Published Feb 8, 2024 8:48 PM by The Maritime Executive

 

Continuing to make progress with the effort to launch three large, Ro-Ro cargo vessels using wind-assisted propulsion for Airbus, Finnish manufacturer Norsepower reports it has completed the largest order for rotor sails. The vessels, which will operate under charter for transporting airplane components, were ordered last month by Louis Dreyfus Armateurs (LDA) and will be built by China’s Wuchang Shipbuilding.

Norsepower confirmed that it has now finalized the order for what will be the largest installation of rotors, using a total of six rotors on each of the three vessels, supported by a new generation of technology. The design, which was previewed in October 2023, incorporates six 35-meter (115 feet) tall rotors placed in three pairs on each vessel along with two dual-fuel engines running on marine diesel and e-methanol. By 2030, while sailing on the transatlantic route, Norsepower reports that the Airbus fleet will generate approximately 50 percent fewer CO2 emissions compared to 2023.

“This fleet-wide deal is a game changer for the whole auxiliary wind propulsion industry,” said Tuomas Riski, CEO of Norsepower. “Firstly, it is the biggest deal ever made in the mechanical sails market, and in a world first, it includes our brand new Norsepower Sentient Control tool.”

A new patented control system for the rotors developed by Norsepower will help to provide better efficiency for the wind propulsion system and real-time saving reports. The system will permit each rotor to be controlled individually while also providing real-time force measurement, control, and saving reporting.

Norsepower explains the new system will optimize efficiency by managing the complex aerodynamic interactions between the sails and the hydrodynamic behavior of the vessel. The rotor sails use a small amount of electricity to rotate which harnesses the wind to produce the propulsive force which in turn reduces fuel consumption, emissions, and the cost of operation.
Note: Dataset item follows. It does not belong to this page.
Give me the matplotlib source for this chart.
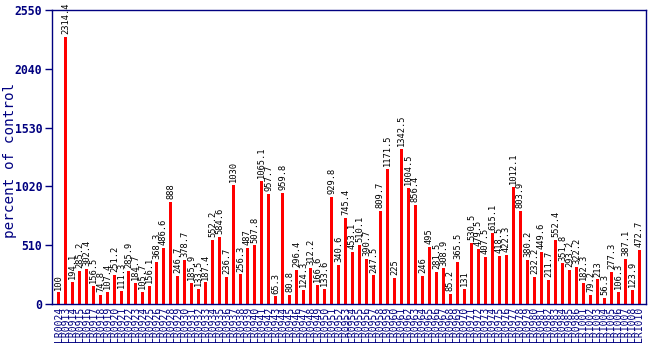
import matplotlib
matplotlib.use("Agg")
import matplotlib.pyplot as plt

# Sample identifiers along the x axis
samples = (["LR0024"]
           + ["LR%04d" % n for n in [913, 914, 915, 916, 917, 918, 919, 920, 921, 922,
                                      923, 924, 925, 926, 927, 928, 929, 930, 931, 932,
                                      933, 934, 935, 936, 937, 938, 939, 940, 941, 942,
                                      943, 944, 945, 946, 947, 948, 949, 950, 951, 952,
                                      953, 954, 955, 956, 957, 958, 959, 960, 961, 962,
                                      963, 964, 965, 966, 967, 968, 969, 970, 971, 972,
                                      973, 974, 975, 976, 977, 978, 979, 980, 981, 982,
                                      983, 984, 985, 986,
                                      1001, 1002, 1003, 1004, 1005, 1006, 1007, 1008, 1010]])

# Response as percent of control
values = [100, 2314.4, 194.1, 285.2, 302.4, 156.5, 74.8, 107.4, 251.2, 111.3,
          285.9, 184.7, 105.7, 156.1, 368.3, 486.6, 888, 246.7, 378.7, 185.9,
          133.5, 187.4, 552.2, 584.6, 236.7, 1030, 256.3, 487, 507.8, 1065.1,
          957.7, 65.3, 959.8, 80.8, 296.4, 124.3, 312.2, 166.6, 133.6, 929.8,
          340.6, 745.4, 453.1, 510.1, 390.7, 247.5, 809.7, 1171.5, 225, 1342.5,
          1004.5, 856.4, 246, 495, 281.5, 308.9, 85.2, 365.5, 131, 530.5,
          479.5, 407.5, 615.1, 418.5, 422.3, 1012.1, 803.9, 380.2, 232.2, 449.6,
          211.7, 552.4, 351.8, 293.2, 322.2, 182.3, 79.2, 213, 56.3, 277.3,
          106.3, 387.1, 123.9, 472.7]

yticks = [0, 510, 1020, 1530, 2040, 2550]

n = min(len(samples), len(values))
samples = samples[:n]
values = values[:n]

navy = "#000080"
mono = "DejaVu Sans Mono"

fig = plt.figure(figsize=(6.5, 3.5), dpi=100)
ax = fig.add_axes([52 / 650, 46 / 350, 594 / 650, 294 / 350])

xs = list(range(n))
ax.bar(xs, values, width=0.43, color="#ff0000", zorder=2)

for x, v in zip(xs, values):
    ax.text(x, v + 25, "%g" % v, rotation=90, ha="center", va="bottom",
            fontsize=6.3, family=mono, color="black")

ax.set_xlim(-0.93, n - 1 + 0.93)
ax.set_ylim(0, 2550)
ax.set_yticks(yticks)
ax.set_yticklabels([str(t) for t in yticks], family=mono, fontweight="bold",
                   fontsize=8.3, color=navy)
ax.set_xticks(xs)
ax.set_xticklabels(samples, rotation=90, family=mono, fontsize=7, color=navy)
ax.tick_params(axis="x", length=0, pad=2)
ax.tick_params(axis="y", length=5, width=1, color=navy, pad=2)

for s in ax.spines.values():
    s.set_color(navy)
    s.set_linewidth(1)

ax.set_ylabel("percent of control", family=mono, fontsize=10.3, color=navy,
              va="center")
ax.yaxis.set_label_coords(-0.07, 0.49)

fig.savefig("out.png", dpi=100)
The full dimensions of the vessel have not been announced, but they have said that each will be able to carry around 70 40-foot containers and six aircraft subassembly sets expanding Airbus’ cargo capacity. They report that extensive Computational Fluid Dynamics (CFD) and wind tunnel tests have been carried out during the design phase to optimize the sail arrangement and design. They plan for the vessels to begin to enter service in 2026 and gradually phase out the company’s existing fleet. When e-methanol becomes available, they expect to further reduce emissions through the adoption of the alternative fuel.

The operations will also be supported by routing software that will optimize the vessels’ journey across the Atlantic. It will be programmed to maximize wind propulsion and avoid drag caused by adverse ocean conditions.